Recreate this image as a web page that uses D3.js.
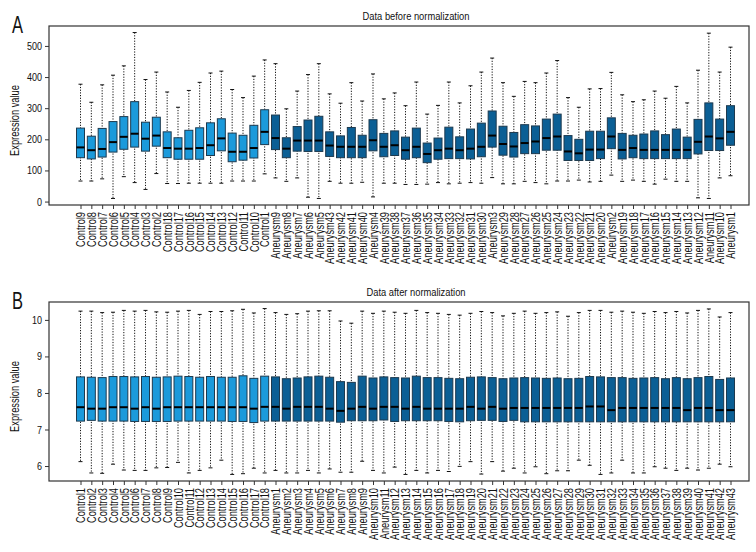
<!DOCTYPE html>
<html>
<head>
<meta charset="utf-8">
<script src="https://cdn.jsdelivr.net/npm/d3@7"></script>
<style>
  body { margin: 0; background: #fff; }
  text { font-family: "Liberation Sans Narrow", "Liberation Sans", "DejaVu Sans Condensed", sans-serif; fill: #111; }
</style>
</head>
<body>
<script>
var width = 756,
    height = 552;

// panel A: raw data, sample order as in the original figure
var namesA = ["Control9","Control8","Control7","Control6","Control5","Control4","Control3","Control2","Control18","Control17",
  "Control16","Control15","Control14","Control13","Control12","Control11","Control10","Control1",
  "Aneurysm9","Aneurysm8","Aneurysm7","Aneurysm6","Aneurysm5","Aneurysm43","Aneurysm42","Aneurysm41","Aneurysm40","Aneurysm4",
  "Aneurysm39","Aneurysm38","Aneurysm37","Aneurysm36","Aneurysm35","Aneurysm34","Aneurysm33","Aneurysm32","Aneurysm31","Aneurysm30",
  "Aneurysm3","Aneurysm29","Aneurysm28","Aneurysm27","Aneurysm26","Aneurysm25","Aneurysm24","Aneurysm23","Aneurysm22","Aneurysm21",
  "Aneurysm20","Aneurysm2","Aneurysm19","Aneurysm18","Aneurysm17","Aneurysm16","Aneurysm15","Aneurysm14","Aneurysm13","Aneurysm12",
  "Aneurysm11","Aneurysm10","Aneurysm1"];
var maxA = [377,319,375,406,436,543,392,416,352,303,357,383,413,419,360,334,403,455,
  443,298,355,408,443,346,316,382,323,410,330,349,308,384,281,309,384,317,372,416,
  461,382,338,386,382,413,453,334,303,362,363,415,343,321,327,355,332,370,317,422,541,416,496];
var q3A = [236,210,235,257,273,321,255,271,224,205,229,237,253,266,220,213,245,295,
  278,205,241,262,274,224,211,238,213,263,219,227,207,236,188,204,239,208,233,252,
  291,242,222,247,243,265,281,212,200,226,226,269,219,213,217,227,215,233,207,264,317,265,308];
var medA = [174,165,169,191,208,218,202,212,172,170,170,172,181,203,160,160,172,224,
  204,170,196,196,196,180,176,176,176,197,176,181,165,176,153,165,170,165,170,176,
  212,185,177,188,193,204,209,161,155,167,167,209,166,172,166,166,166,166,166,192,209,203,224];
var q1A = [141,137,143,159,168,175,162,178,141,136,136,136,148,163,128,133,140,183,
  167,141,162,161,161,145,141,141,141,163,144,148,136,141,125,136,138,138,137,144,
  175,149,143,154,154,165,165,132,132,132,138,170,137,141,138,138,138,138,138,153,164,164,181];
var minA = [66,66,73,10,80,61,39,90,58,58,59,59,59,59,66,66,66,89,
  76,65,76,14,10,65,59,59,62,15,59,59,55,55,56,61,57,59,61,59,
  77,57,57,65,61,57,66,66,69,63,65,85,65,69,65,56,72,65,65,12,10,76,83];
var ticksA = [0,100,200,300,400,500];

// panel B: normalized data
var namesB = ["Control1","Control2","Control3","Control4","Control5","Control6","Control7","Control8","Control9","Control10",
  "Control11","Control12","Control13","Control14","Control15","Control16","Control17","Control18",
  "Aneurysm1","Aneurysm2","Aneurysm3","Aneurysm4","Aneurysm5","Aneurysm6","Aneurysm7","Aneurysm8","Aneurysm9","Aneurysm10",
  "Aneurysm11","Aneurysm12","Aneurysm13","Aneurysm14","Aneurysm15","Aneurysm16","Aneurysm17","Aneurysm18","Aneurysm19","Aneurysm20",
  "Aneurysm21","Aneurysm22","Aneurysm23","Aneurysm24","Aneurysm25","Aneurysm26","Aneurysm27","Aneurysm28","Aneurysm29","Aneurysm30",
  "Aneurysm31","Aneurysm32","Aneurysm33","Aneurysm34","Aneurysm35","Aneurysm36","Aneurysm37","Aneurysm38","Aneurysm39","Aneurysm40",
  "Aneurysm41","Aneurysm42","Aneurysm43"];
var maxB = [10.24,10.24,10.20,10.21,10.26,10.24,10.26,10.22,10.21,10.24,10.26,10.15,10.23,10.23,10.25,10.29,10.19,10.31,
  10.20,10.15,10.17,10.24,10.25,10.25,9.97,9.91,10.24,10.18,10.24,10.21,10.18,10.26,10.20,10.18,10.15,10.13,10.18,10.23,10.20,10.11,
  10.18,10.24,10.18,10.20,10.22,10.10,10.20,10.26,10.26,10.21,10.24,10.21,10.18,10.23,10.20,10.23,10.19,10.26,10.30,10.08,10.20];
var q3B = [8.44,8.43,8.42,8.45,8.45,8.44,8.45,8.43,8.44,8.46,8.45,8.43,8.45,8.43,8.43,8.47,8.40,8.46,
  8.44,8.39,8.41,8.44,8.46,8.43,8.31,8.29,8.46,8.41,8.44,8.42,8.41,8.46,8.42,8.42,8.40,8.39,8.43,8.44,8.42,8.39,
  8.41,8.42,8.41,8.40,8.41,8.39,8.40,8.45,8.44,8.42,8.42,8.40,8.41,8.42,8.39,8.42,8.39,8.42,8.45,8.37,8.41];
var medB = [7.61,7.57,7.57,7.61,7.61,7.57,7.61,7.57,7.61,7.61,7.61,7.61,7.61,7.61,7.61,7.61,7.57,7.62,
  7.62,7.57,7.62,7.62,7.62,7.57,7.51,7.57,7.62,7.57,7.62,7.62,7.57,7.62,7.57,7.57,7.57,7.57,7.62,7.57,7.62,7.57,
  7.59,7.59,7.59,7.59,7.59,7.59,7.59,7.63,7.63,7.53,7.59,7.59,7.59,7.59,7.59,7.59,7.53,7.59,7.59,7.53,7.53];
var q1B = [7.23,7.25,7.23,7.23,7.23,7.22,7.22,7.22,7.22,7.23,7.23,7.23,7.23,7.23,7.22,7.22,7.19,7.23,
  7.23,7.23,7.23,7.23,7.23,7.23,7.20,7.24,7.24,7.24,7.26,7.22,7.24,7.24,7.24,7.24,7.22,7.21,7.24,7.25,7.25,7.22,
  7.25,7.21,7.21,7.21,7.21,7.21,7.21,7.21,7.21,7.21,7.21,7.21,7.21,7.21,7.21,7.21,7.21,7.21,7.21,7.21,7.21];
var minB = [6.12,5.81,5.80,6.05,5.89,5.88,5.88,5.95,5.96,6.10,5.81,5.88,5.95,6.16,5.77,5.79,5.94,5.81,
  5.88,5.81,5.81,5.88,5.81,5.92,5.83,5.83,6.13,5.88,5.81,5.97,5.77,5.88,5.81,5.88,5.85,5.99,6.12,5.78,6.12,5.86,
  5.94,5.81,5.98,5.79,5.87,5.87,6.16,6.02,5.77,5.81,6.16,5.81,5.81,5.98,5.94,5.88,5.94,5.89,5.94,6.05,5.98];
var ticksB = [6,7,8,9,10];

var controlColor = "#1b9adb",
    aneurysmColor = "#0b5f95";

var svg = d3.select("body").append("svg")
  .attr("width", width)
  .attr("height", height)
  .attr("id", "canvas");

svg.append("rect").attr("width", width).attr("height", height).attr("fill", "#fff");

// the original uses a condensed face; measure the local font and squeeze to match
function squeeze(str, size, target) {
  var t = svg.append("text").attr("font-size", size).text(str);
  var w = t.node().getComputedTextLength();
  t.remove();
  return Math.min(1, target / w);
}
var kLabel = squeeze("Aneurysm43", 12, 52),
    kTick = squeeze("500", 11, 15),
    kTitle = squeeze("Data before normalization", 11, 107),
    kYTitle = squeeze("Expression value", 12, 71),
    kLetter = squeeze("A", 23, 11);

drawPanel({
  letter: "A", title: "Data before normalization",
  top: 26, bottom: 205, yDomain: [-11, 564], ticks: ticksA,
  names: namesA, min: minA, q1: q1A, med: medA, q3: q3A, max: maxA
});
drawPanel({
  letter: "B", title: "Data after normalization",
  top: 302, bottom: 481, yDomain: [5.59, 10.49], ticks: ticksB,
  names: namesB, min: minB, q1: q1B, med: medB, q3: q3B, max: maxB
});

function drawPanel(p) {
  var left = 49, right = 749;

  var rows = p.names.map(function(n, i) {
    return {name: n, min: p.min[i], q1: p.q1[i], med: p.med[i], q3: p.q3[i], max: p.max[i]};
  });

  var x = d3.scalePoint()
    .domain(p.names)
    .range([80.5, 730.5]);
  var y = d3.scaleLinear()
    .domain(p.yDomain)
    .range([p.bottom, p.top]);

  var g = svg.append("g");

  //frame
  g.append("rect")
    .attr("x", left).attr("y", p.top)
    .attr("width", right - left).attr("height", p.bottom - p.top)
    .attr("fill", "none").attr("stroke", "#333").attr("stroke-width", 1.2);

  //axes
  var yAxis = g.append("g")
    .attr("transform", "translate(" + left + ",0)")
    .call(d3.axisLeft(y).tickValues(p.ticks).tickSize(4).tickFormat(d3.format("d")));
  yAxis.select(".domain").remove();
  yAxis.selectAll(".tick line").attr("stroke", "#333");
  yAxis.selectAll("text")
    .attr("font-size", 11).attr("font-family", null).attr("fill", "#111")
    .attr("x", 0)
    .attr("transform", "translate(-7,0) scale(" + kTick + ",1)");

  var xAxis = g.append("g")
    .attr("transform", "translate(0," + p.bottom + ")")
    .call(d3.axisBottom(x).tickSize(4));
  xAxis.select(".domain").remove();
  xAxis.selectAll(".tick line").attr("stroke", "#333");
  xAxis.selectAll("text")
    .attr("font-size", 12).attr("font-family", null).attr("fill", "#111")
    .attr("transform", "translate(0,7) rotate(-90) scale(" + kLabel + ",1)")
    .attr("text-anchor", "end")
    .attr("x", 0).attr("y", 0).attr("dy", "0.35em");

  var bw = 8, cw = 4;
  var box = g.selectAll(".box")
    .data(rows)
    .enter().append("g")
    .attr("class", "box");

  box.append("line")
    .attr("x1", function(d) { return x(d.name); })
    .attr("x2", function(d) { return x(d.name); })
    .attr("y1", function(d) { return y(d.max); })
    .attr("y2", function(d) { return y(d.min); })
    .attr("stroke", "#111").attr("stroke-width", 1)
    .attr("stroke-dasharray", "1.2,1.5");

  ["max", "min"].forEach(function(k) {
    box.append("line")
      .attr("x1", function(d) { return x(d.name) - cw / 2; })
      .attr("x2", function(d) { return x(d.name) + cw / 2; })
      .attr("y1", function(d) { return y(d[k]); })
      .attr("y2", function(d) { return y(d[k]); })
      .attr("stroke", "#111").attr("stroke-width", 1);
  });

  box.append("rect")
    .attr("x", function(d) { return x(d.name) - bw / 2; })
    .attr("y", function(d) { return y(d.q3); })
    .attr("width", bw)
    .attr("height", function(d) { return y(d.q1) - y(d.q3); })
    .attr("fill", function(d) { return d.name.indexOf("Control") == 0 ? controlColor : aneurysmColor; })
    .attr("stroke", "#1d3a4f").attr("stroke-width", 1);

  box.append("line")
    .attr("x1", function(d) { return x(d.name) - bw / 2; })
    .attr("x2", function(d) { return x(d.name) + bw / 2; })
    .attr("y1", function(d) { return y(d.med); })
    .attr("y2", function(d) { return y(d.med); })
    .attr("stroke", "#000").attr("stroke-width", 2);

  //titles
  g.append("text")
    .attr("transform", "translate(416," + (p.top - 6) + ") scale(" + kTitle + ",1)")
    .attr("text-anchor", "middle").attr("font-size", 11)
    .text(p.title);
  g.append("text")
    .attr("transform", "translate(12," + (p.top + 7) + ") scale(" + kLetter + ",1)")
    .attr("font-size", 23)
    .text(p.letter);
  g.append("text")
    .attr("transform", "translate(" + 19 + "," + ((p.top + p.bottom) / 2 + 5) + ") rotate(-90) scale(" + kYTitle + ",1)")
    .attr("text-anchor", "middle").attr("font-size", 12)
    .text("Expression value");
}
</script>
</body>
</html>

####################

▶ _PROBLEM_
Give again exactly the lines running from the beginning of the material above through the line that contains "height = 552;", and leave out every picture.

▶ _SOLUTION FOR THIS EXERCISE_
Recreate this image as a web page that uses D3.js.
<!DOCTYPE html>
<html>
<head>
<meta charset="utf-8">
<script src="https://cdn.jsdelivr.net/npm/d3@7"></script>
<style>
  body { margin: 0; background: #fff; }
  text { font-family: "Liberation Sans Narrow", "Liberation Sans", "DejaVu Sans Condensed", sans-serif; fill: #111; }
</style>
</head>
<body>
<script>
var width = 756,
    height = 552;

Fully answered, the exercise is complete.